Остановимся на последнем пункте особо, потому что несоответствия наблюдаются, по крайней мере, в 34 из 36 случаев. Такие несоответствия создают противоречие, о котором мы упоминали в разделе 4. Исключение составляет только ПРИМЕР 19 и, возможно, ПРИМЕР 20. Противоречие создаёт, как мы говорили выше, прежде всего, внутреннее напряжение. Тут, кажется, уместно вспомнить, что противоречие между некоторым идеалом и реальностью, которая моделируется в художественном произведении, — характерная черта романтизма. Только у А.П. Чехова, в отличие от классического романтизма, противопоставление делается не по принципу «романтический герой — окружающее». У А.П. Чехова «окружающее» заполняет всё пространство произведения, включая и самих персонажей, и рассказчика, для романтического героя просто не остаётся места. А.П. Чехову такой герой и не нужен, критическая оценка осуществляется другими способами, не в последнюю очередь — через отсылки к У. Шекспиру. Добавим, что именно этот способ позволяет А.П. Чехову выразить иронию по отношению к персонажам или событиям, не провозглашая явно собственного, авторского суждения.

Итак, мы видим, что избранный нами предмет и направление исследования дают дополнительные возможности для анализа творчества отдельного автора и его связи с творчеством других авторов.

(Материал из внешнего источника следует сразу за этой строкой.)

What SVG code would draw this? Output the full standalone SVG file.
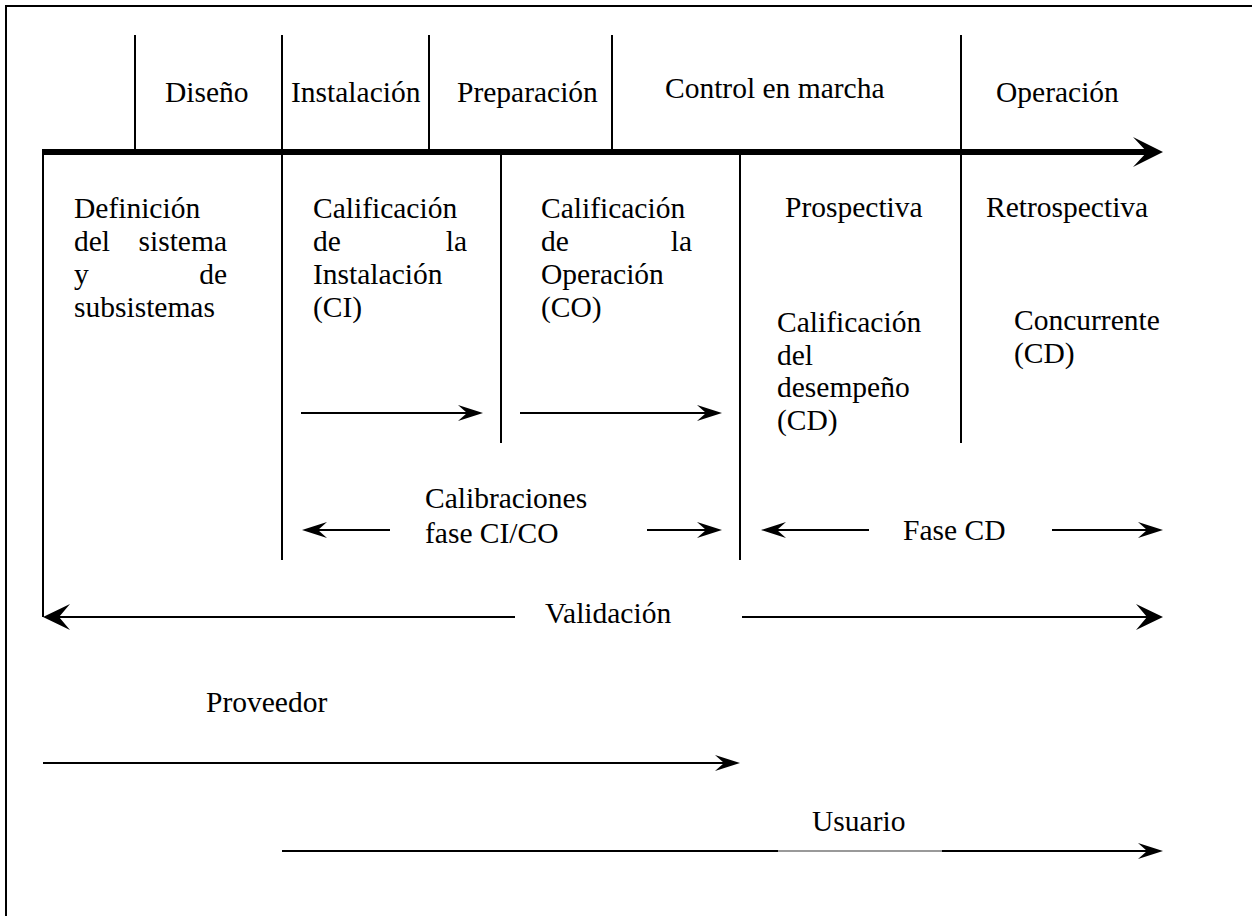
<svg xmlns="http://www.w3.org/2000/svg" width="1252" height="916" viewBox="0 0 1252 916">
<style>
  text { font-family: "Liberation Serif", "Times New Roman", serif; font-size: 29.5px; fill: #000; }
  .ln { stroke: #000; stroke-width: 2; fill: none; }
  .bar { stroke: #000; stroke-width: 6; fill: none; }
</style>
<defs>
  <marker id="big" markerUnits="userSpaceOnUse" viewBox="0 0 30 30" markerWidth="30" markerHeight="30" refX="14" refY="15" orient="auto">
    <path d="M0,0 L30,15 L0,30 L14,15 Z" fill="#000"/>
  </marker>
  <marker id="med" markerUnits="userSpaceOnUse" viewBox="0 0 27 26" markerWidth="27" markerHeight="26" refX="11" refY="13" orient="auto">
    <path d="M0,0 L27,13 L0,26 L11,13 Z" fill="#000"/>
  </marker>
  <marker id="sml" markerUnits="userSpaceOnUse" viewBox="0 0 25 16" markerWidth="25" markerHeight="16" refX="9" refY="8" orient="auto">
    <path d="M0,0 L25,8 L0,16 L9,8 Z" fill="#000"/>
  </marker>
</defs>
<rect x="0" y="0" width="1252" height="916" fill="#fff"/>
<!-- frame -->
<path class="ln" d="M6,916 L6,6 L1252,6"/>

<g id="connectors">
  <!-- timeline bar -->
  <line class="bar" x1="43" y1="152" x2="1147" y2="152" marker-end="url(#big)"/>
  <!-- top dividers -->
  <line class="ln" x1="135" y1="35" x2="135" y2="152"/>
  <line class="ln" x1="282" y1="35" x2="282" y2="560"/>
  <line class="ln" x1="429" y1="35" x2="429" y2="152"/>
  <line class="ln" x1="612" y1="35" x2="612" y2="152"/>
  <line class="ln" x1="961" y1="35" x2="961" y2="443"/>
  <!-- lower dividers -->
  <line class="ln" x1="43" y1="149" x2="43" y2="617"/>
  <line class="ln" x1="501" y1="152" x2="501" y2="443"/>
  <line class="ln" x1="740" y1="152" x2="740" y2="560"/>
  <!-- CI / CO arrows -->
  <line class="ln" x1="301" y1="413" x2="467" y2="413" marker-end="url(#sml)"/>
  <line class="ln" x1="520" y1="413" x2="706" y2="413" marker-end="url(#sml)"/>
  <!-- Calibraciones -->
  <line class="ln" x1="390" y1="530" x2="318" y2="530" marker-end="url(#sml)"/>
  <line class="ln" x1="647" y1="530" x2="706" y2="530" marker-end="url(#sml)"/>
  <!-- Fase CD -->
  <line class="ln" x1="869" y1="530" x2="777" y2="530" marker-end="url(#sml)"/>
  <line class="ln" x1="1052" y1="530" x2="1147" y2="530" marker-end="url(#sml)"/>
  <!-- Validacion -->
  <line class="ln" x1="515" y1="617" x2="59" y2="617" marker-end="url(#med)"/>
  <line class="ln" x1="742" y1="617" x2="1147" y2="617" marker-end="url(#med)"/>
  <!-- Proveedor -->
  <line class="ln" x1="43" y1="763" x2="724" y2="763" marker-end="url(#sml)"/>
  <!-- Usuario -->
  <line class="ln" x1="282" y1="851" x2="778" y2="851"/>
  <line x1="778" y1="851" x2="942" y2="851" stroke="#777" stroke-width="1.5"/>
  <line class="ln" x1="942" y1="851" x2="1147" y2="851" marker-end="url(#sml)"/>
</g>

<g id="phase-labels">
  <text x="165" y="102">Diseño</text>
  <text x="291" y="102">Instalación</text>
  <text x="457" y="102">Preparación</text>
  <text x="665" y="98">Control en marcha</text>
  <text x="996" y="102">Operación</text>
</g>

<g id="node-definicion">
  <text x="74" y="218">Definición</text>
  <text x="74" y="251">del</text>
  <text x="227" y="251" text-anchor="end">sistema</text>
  <text x="74" y="284">y</text>
  <text x="227" y="284" text-anchor="end">de</text>
  <text x="74" y="317">subsistemas</text>
</g>

<g id="node-ci">
  <text x="313" y="218">Calificación</text>
  <text x="313" y="251">de</text>
  <text x="467" y="251" text-anchor="end">la</text>
  <text x="313" y="284">Instalación</text>
  <text x="313" y="317">(CI)</text>
</g>

<g id="node-co">
  <text x="541" y="218">Calificación</text>
  <text x="541" y="251">de</text>
  <text x="692" y="251" text-anchor="end">la</text>
  <text x="541" y="284">Operación</text>
  <text x="541" y="317">(CO)</text>
</g>

<g id="node-prospectiva">
  <text x="785" y="217">Prospectiva</text>
  <text x="777" y="332">Calificación</text>
  <text x="777" y="365">del</text>
  <text x="777" y="397">desempeño</text>
  <text x="777" y="430">(CD)</text>
</g>

<g id="node-retrospectiva">
  <text x="986" y="217">Retrospectiva</text>
  <text x="1014" y="330">Concurrente</text>
  <text x="1014" y="363">(CD)</text>
</g>

<g id="node-calibraciones">
  <text x="425" y="508">Calibraciones</text>
  <text x="425" y="543">fase CI/CO</text>
</g>

<g id="node-fasecd">
  <text x="903" y="540">Fase CD</text>
</g>

<g id="node-validacion">
  <text x="545" y="623">Validación</text>
</g>

<g id="node-proveedor">
  <text x="206" y="712">Proveedor</text>
</g>

<g id="node-usuario">
  <text x="812" y="831">Usuario</text>
</g>
</svg>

Результаты его позволяют взглянуть на отношение самого А.П. Чехова к творчеству У. Шекспира с новой точки зрения. Для А.П. Чехова отсылки к У. Шекспиру не только и не столько обращение к некоему авторитету, это способ освоения, переработки материала, который предоставляют произведения и само имя У. Шекспира, для активного использования его при решении своих творческих задач.